AEP states that as of December 31, 1999, the most recent period for which financial statement information was evaluated in the Rule 53(c) Order, AEP's consolidated capitalization (including CSW on a pro forma basis) consisted of 37.3% common and preferred equity, 61.3% debt and $335 million principal amount of certain subsidiary obligated mandatorily redeemable preferred securities of subsidiary trusts holding solely junior subordinated debentures of such subsidiaries ("Trust Preferred Securities") representing 1.4%.

AEP states that as of June 30, 2004, its consolidated capitalization consisted of 63.0% debt, 37.0% common and preferred equity (consisting of common stock representing 36.4% and $133 million principal amount of preferred stock representing 0.6%).

AEP states that the ratio of common equity to total capitalization, net of securitization debt, of each of the Utility Subsidiaries will continue to be maintained at not less than 30% (except for AEP Texas Central Company which will maintain 25% so long as securitization bonds are outstanding). In addition, each of the Utility Subsidiaries is subject to regulation by one or more state commissions that are able to protect utility customers within their respective states.

AEP states that since the date of the Rule 53(c) Order, there has been a reduction in AEP's consolidated equity capitalization ratio; however, AEP asserts, it remains within acceptable ranges and limits of rating agencies for investment grade corporate credit ratings, and, in addition, the Utility Subsidiaries, which will have a significant influence on the determination of the AEP corporate rating, continue to show strong financial statistics as measured by the rating agencies.
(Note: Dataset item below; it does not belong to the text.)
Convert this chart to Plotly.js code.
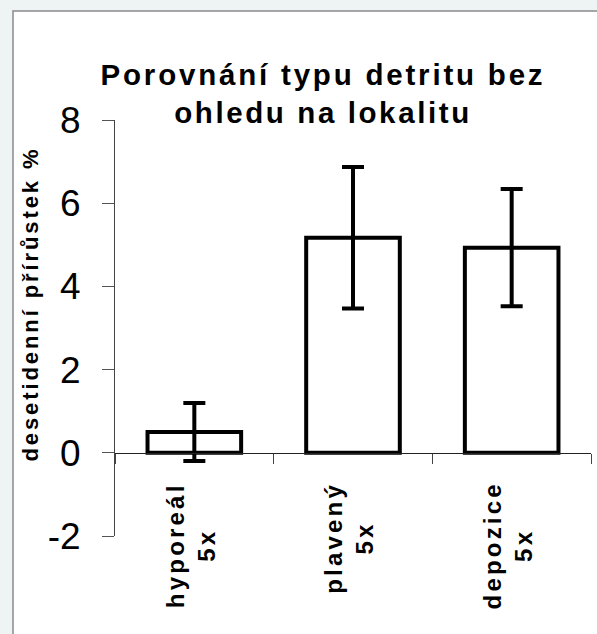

AEP states that as of December 31, 1999, Standard and Poor's ("S&P") rating of secured debt for AEP's Utility Subsidiaries was as follows: Appalachian Power Company, A; Columbus Southern Power Company, A-; Indiana Michigan Power Company, A-; Kentucky Power Company, A; Ohio Power Company, A-; AEP Texas Central Company (formerly Central Power and Light Company), A; Public Service Company of Oklahoma, AA-; Southwestern Electric Power Company, AA-; and AEP Texas North Company, A. AEP did not have a long-term debt rating as of December 31, 1999.

AEP states that as of June 30, 2004, S&P's rating of secured debt for AEP's Utility Subsidiaries was as follows: Appalachian Power Company, BBB; Columbus Southern Power Company, BBB; Indiana Michigan Power Company, BBB; Kentucky Power Company, BBB, Ohio Power Company, BBB, AEP Texas Central Company (formerly Central Power and Light Company), BBB; Public Service Company of Oklahoma, BBB; Southwestern Electric Power Company, BBB; and AEP Texas North Company (formerly West Texas Utilities Company), BBB.